Does industry drive politics?

Does a strong renewable energy (RE) industry lead to more ambitious renewable energy policies?

Researchers at the Institute for Advanced Sustainability Studies (IASS) conclude: Yes, countries with clean energy industries increase ambition in the following years. So governments should address the distribution of risks and benefits of the energy transition in their policy design as local value creation can be a key component to promoting more ambitious target policies in line with the Paris Agreement’s 1.5°C goal.

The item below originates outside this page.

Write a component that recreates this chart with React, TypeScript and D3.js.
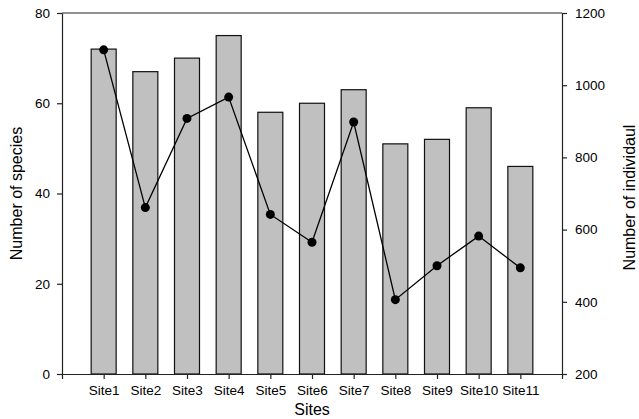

Why involvement in clean energy value chains matters for policy ambition

In their study, IASS researchers Laima Eicke and Silvia Weko hypothesised that increased value chain involvement in the renewable energy industry leads to more ambitious renewable energy policy. This can be explained by the fact that positive feedback effects reinforce policies. According to Eicke, “actors who benefit economically from changes in the value chain invest those resources in political processes to promote favourable policies.” Why? Because decision-makers and civil society see renewable energy technologies as an opportunity for growth.

To test their hypothesis, the authors brought together two separate strands of literature, one on policy feedback mechanisms and another on global value chains. They then examined the relationship between value chain position and policy change using a panel data analysis based on data from 78 countries with manufacturing and innovation activities over a ten-year period.

Using this dataset, they were able to analyse how the wind and solar industries changed over time and to model the relationship between industry size and clean energy policies. The authors chose these two industries because they experienced the strongest growth of all renewable energy sources – and are expected to form the backbone of the clean energy system.

Their results showed both that local value creation plays a central role in energy transition processes, and that the former can be promoted by a range of policy instruments, including the creation of joint ventures or local content requirements to increase local manufacturing.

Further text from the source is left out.